TSX Gets Back Into Governance Regulation
On September 9, 2011, the
TSX issued for comment proposed amendments to its listing requirements which
would require listed issuers to:
- have annual elections for all directors;
- provide for proxy voting for directors on an individual
basis;
-
disclose in their proxy materials whether the issuer
has adopted a majority voting policy for directors and, if not, explain why
not; and
-
notify the TSX if a director of a listed issuer which
does not have a majority voting policy receives a majority of “withhold” votes.
Most TSX listed issuers
already provide for individual voting for directors and annual director terms;
these two proposals will likely be non-controversial for issuers whose listed
securities carry a right to vote for the election of directors.

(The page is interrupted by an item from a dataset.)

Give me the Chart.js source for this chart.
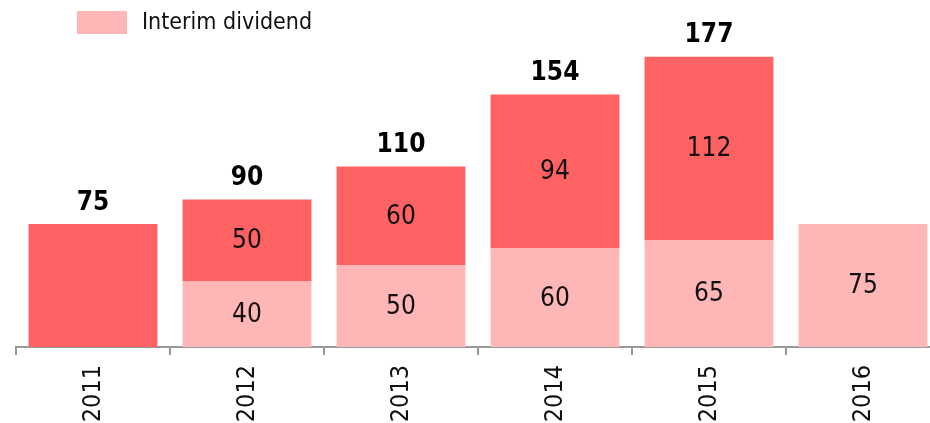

It is also not onerous to require such
issuers to disclose whether they have adopted a majority voting policy or explain
why not. Indeed, the TSX states that,
according to the Canadian Coalition for Good Governance, 57% of the issuers
listed in the S&P/TSX Composite Index have already adopted such a policy. However, the proposal that a listed issuer
which does not have a majority voting policy should notify the TSX if one of
its directors receives a majority of "withhold" votes so that the TSX
may then follow up with the issuer and the director is somewhat surprising.
This is the TSX’s first
foray into the regulation of corporate governance practices since the TSX’s
rules were supplanted by instruments issued by the Canadian Securities
Administrators (CSA) six years ago.
Although the first three proposals are worthy initiatives, the TSX may
not be the best positioned to implement regulatory changes in these areas given
its limited range of enforcement tools and the fact that proxy circular
disclosure requirements have otherwise been consolidated into a CSA
instrument. The TSX has requested that
comments on these initiatives, including whether they should be pursued by
other organizations, be delivered by October 11, 2011.